Thursday, December 14, 2006

U.S. envoy to fly from Sudan to Brussels after getting OK for forerunners of Darfur force

Dec 14 2006 AP report via International Herald Tribune - excerpt:
[US special envoy to Sudan] Andrew Natsios scrubbed planned visits to Chad, the country just west of Darfur where violence has migrated back and forth from Sudan, and London after he met for two hours with Sudanese President Omar al-Bashir on Wednesday at the end of a four-day visit to Sudan.

During the discussions, al-Bashir told Natsios for the first time that Sudan would provide visas for UN logistical experts to join the 7,000 African Union peacekeepers in Darfur, McCormack said.

"The Sudanese have previously agreed to these individuals coming in as part of the first step in the deployment of a force, but they had not yet issued the visas for them to come in," McCormack said. "That hurdle had been cleared."
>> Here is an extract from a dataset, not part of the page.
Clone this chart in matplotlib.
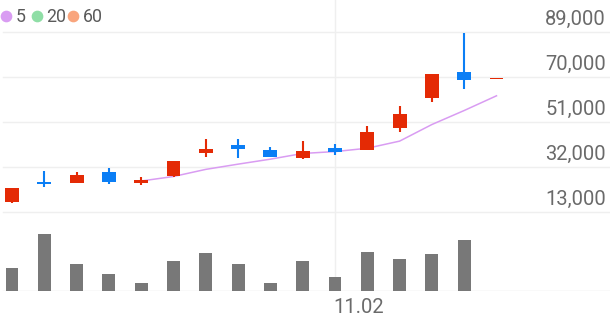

Ali Karti, the Sudanese state minister for foreign affairs, said in Khartoum that al-Bashir had agreed to "technical assistance" for the AU troops.

The U.N. mission in Sudan said it was ready to send 105 military advisers, 33 police officers and 48 civilian staff.

An African Union spokesman, Noureddine Mezni, said the overextended and insufficiently armed AU troops need help urgently, "both financially and in personnel."

McCormack said Natsios would arrive in Brussels on Friday and would meet with technical experts from the European Union as well as Solana and de Hoop Scheffer.